Pennsylvania Gov. Josh Shapiro is urging the PJM Interconnection to quickly develop a fast-track process to review interconnection requests for shovel-ready generation such as Constellation Energy’s 835-MW unit 1 at the Three Mile Island nuclear power plant — dubbed the Crane Clean Energy Center.
“Given the lengthy review process for new projects, it is imperative that shovel-ready resources like the Crane Clean Energy Center be allowed to come online as quickly as possible rather than waiting in the [interconnection] queue as if they were an entirely new development,” Shapiro, a Democrat, said in a letter to PJM on Friday.
Earlier that day, Constellation said it has a 20-year deal to sell all the energy, capacity and clean energy attributes from the nuclear unit near Harrisburg, Pennsylvania, to Microsoft for the tech company’s data centers across PJM’s Mid-Atlantic and Midwest footprint. Constellation aims to restart the unit in 2028. It shuttered the unit in 2019 because it wasn’t economically viable.
Constellation plans to file an interconnection request with PJM early next year so it would be part of an interconnection study process set to begin in early 2026, Dan Eggers, executive vice president and CFO for Constellation, said Friday during a conference call with equity analysts. Constellation expects the review to be finished in early 2028. The company will ask the Federal Energy Regulatory Commission to approve an interconnection service agreement by the spring of 2028 to allow the power plant to sync with the grid, Eggers said.

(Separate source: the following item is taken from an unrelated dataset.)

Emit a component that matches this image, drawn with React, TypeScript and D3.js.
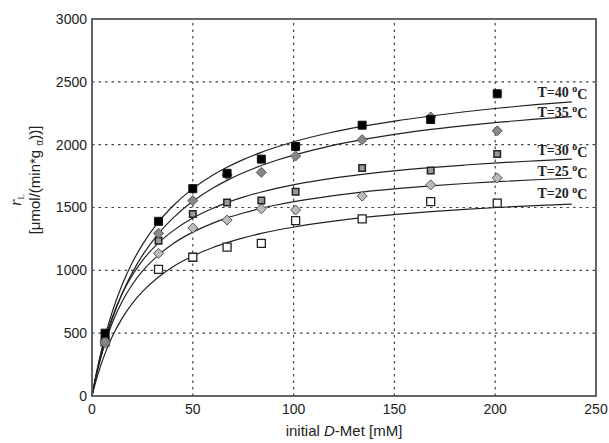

However, the unit’s restart date could come sooner if PJM adopts an interconnection review pathway for shovel-ready projects, according to Eggers.
“We are hopeful that PJM will embrace changes to the interconnect process to speed up interconnection for new firm resources to address tightening demand-supply fundamentals and the market’s need for more firm generation,” Eggers said.
PJM plans to propose an expedited framework to fast-track some generation interconnection projects, the grid operator said in a Sept. 19 letter to state ratepayer advocates.
Stu Bresler, PJM executive vice president for market services and strategy, outlined the potential proposal in a late-August interview with Utility Dive.
“We’re thinking really hard about whether there might be something we could put in place that could run in parallel with at least the second half of this [interconnection queue] transition we’re in, that would accommodate shovel-ready projects,” Bresler said. “They have site control. They can get on the system very quickly. They can benefit system reliability … without perturbing the transition as we go through it.”
During Friday’s conference call, Constellation officials declined to say how much revenue the company could earn from the PPA with Microsoft.
However, Morgan Stanley analysts estimate Constellation will sell power to Microsoft for $98/MWh compared to market power prices of around $50/MWh. Constellation also expects the unit’s output will receive a roughly $30/MWh clean energy tax credit.
“Future data center contracts with nuclear plants could come at an even higher price when colocated, given the time advantage of building at an existing plant,” the analysts said in a research note Monday.
Based on the Microsoft deal, the analysts raised their outlook on Public Service Enterprise Group and Vistra, two companies with nuclear power plants. Constellation’s stock price jumped about 22% Friday to nearly $255 per share.
Constellation is adding 185 MW in total to its Byron and Braidwood nuclear plants in Illinois, and could add another 1,000 MW through uprates to its other nuclear power plants, Joe Dominguez, Constellation president and CEO, said during the conference call.
The Microsoft deal could spark a range of offerings for major data centers, according to Dominguez. “It does not at all change the trajectory or our optimism for co-located deals,” he said. “In fact, it encourages them. It encourages more deals around uprates and relicensings, and it encourages on-grid solutions that we know at Constellation we could provide, and we are working those things every single day.”
Also, the deal is a sign that competitive markets can respond to the needs of data center owners, including on the transmission side of grid operations, according to Dominguez.
“I think it answers a lot of questions about the competitive market’s ability to respond at a time where some people are asking those questions,” he said. Officials from Exelon, FirstEnergy and PPL have argued their utility companies could help provide power in PJM, though none currently own generation.